Directed by Peter Weir, 1989’s Dead Poets Society won one Oscar upon its theatrical release and earned another three nominations. It won for Tom Schulman’s screenplay, losing for best actor (Robin Williams), best director, and best picture. Watching it more than 20 years later in its new Blu-ray incarnation, the performances remain remarkable as does much of the story, although to some extent, one has to question the depth of the characters put on screen.
Dead Poets Society is the tale of a group of young men at a prestigious private school (Welton Academy) in the late 1950s who are influenced by the arrival of a new, rogue, teacher, John Keating (Robin Williams). The cast of young men is impressive with Robert Sean Leonard, Ethan Hawke, and Josh Charles making up the three of their number. Unfortunately, perhaps the film makes the group (which includes at least four others) too large as it barely gets any time to spend on most of the teens.
Leonard is perhaps the true lead actor in the film, and portrays Neil Perry. Neil wants nothing more than to experience that which life has to offer, to broaden his horizon, but is constantly put in place by his father, Mr. Perry (Kurtwood Smith). Neil’s plight is nothing new, but he is the most fully drawn of all the characters in the film, including Williams’ Keating.

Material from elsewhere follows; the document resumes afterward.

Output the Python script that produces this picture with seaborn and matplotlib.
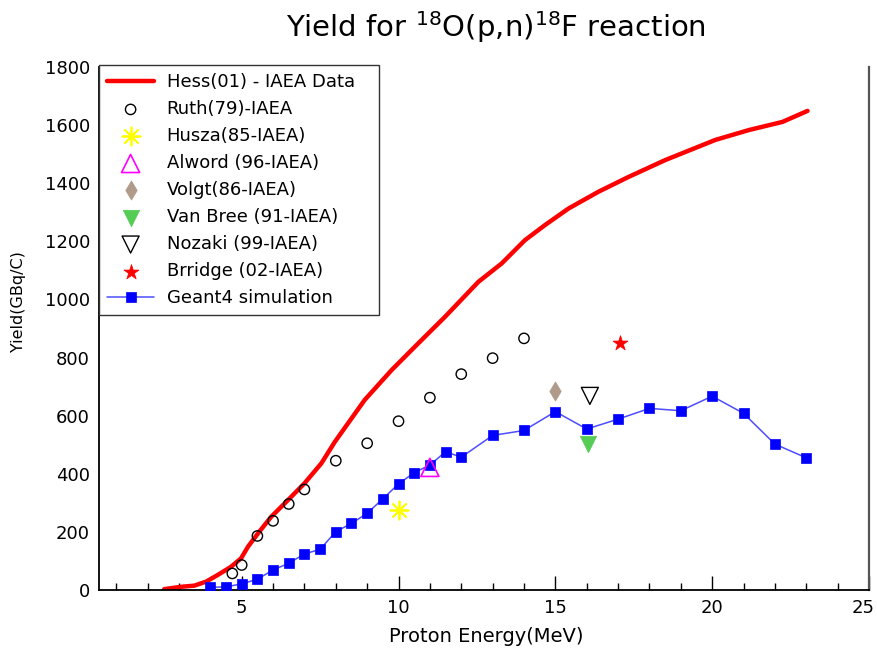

Hawke is Todd Anderson, a horribly shy teen who has difficulty overcoming said shyness. There are a moment or two in the film where it seems as though there is a large, traumatic tale revolving around the reasons for Todd’s introverted attitude (the film certainly spends enough time telling us he has one). Unfortunately, Dead Poets never actually bothers to tell that tale on screen – instead, this character whom the film spends so much time on at the beginning, and whom we are repeatedly told is one of the more important characters, remains a distinct mystery still when the final credits role.
Then there is Charles, who plays Knox Overstreet. Knox finds love at first sight and has to come up with some brilliant plan to make the girl, who is currently seeing someone else, feel the same way.
In short (relatively short, anyway), this group of teens are typical kids with typical problems. That is, perhaps, why the film doesn’t spent a ton of time bothering to make them all full characters – we can all quite easily place our own personal characteristics/issues onto the broad brushstrokes we are given.
What the film does give us, instead, are quick glimpses into how these students are affected by Keating’s class. The teacher, who is an alumnus of Welton, has a style is wholly different from what the stodgy school is used to. Upon delving into his history at the school, the teens learn that Keating was a member of the “Dead Poets Society,” a secret group which read (and wrote) poetry at a cave in the woods.
Where the film excels in its ability to make this secret organization, and their reading poetry to one another, something wonderful. And, the truth of it is that despite its not fully realizing the characters it creates, Dead Poets‘ still manages to produce an emotional response from the audience. This is, quite probably, for the same reason that that the film can get away without creating deep characters – the situations in which we find the teens are ones which we can all understand, and the lucky amongst us have had a teacher who has touched our lives in a way half as deep as the way Keating touches the new Dead Poets group.
The film is an exploration of what it means to grow up, what it means to be educated, and in the broadest sense, what it means to become an adult. It may be a period piece about boys at an upper-crust prep school, but the story is no less universal for that.
The new Blu-ray release of the film is just as good on the technical side of things as it in wrenching emotion out of the audience. The color, clarity, and amount of detail present in the release are excellent. There is nary a scratch nor a blemish to be found. One will notice some more soft-focus shots in the film, but that appears to be more directorial intent than an issue with the transfer. The film, too, is grainy, but again that is more a factor of intent than transfer issues. Audio-wise, the film sports a 5.1 DTS-HD Master Audio track. This is a dialogue heavy film, so much of the heavy-lifting is done by the front speakers, but the surrounds do help situate the viewer. And, just as with the video, one won’t notice any real flaws in the audio presentation – all that dialogue comes through loud and clear (as though one were presenting a lecture… or reading poetry in an acoustically sound cave).
The extras included with the Blu-ray release are interesting, although apparently not new. There is an audio commentary with Weir, Schulman, and John Seale (cinematographer) which (as one would expect) details what went into making the film. The featurettes themselves are all presented in standard definition, included a deleted scene. There are also pieces on cinematography and sound design. The one main featurette which focuses extensively on what took place behind the scenes, interviews cast members (but not Williams) and clearly several years old. It would have been great to have had a new piece talking to the same cast members again now
Dead Poets Society is one of those movies which does everything it can to wrench a reaction from the viewer, but it does so in a way that feels like a natural outgrowth of the story rather than as cheap manipulation. It is filled with great performances and tells a story to which we can all relate. It is a film that is as good today as it was when it was originally released.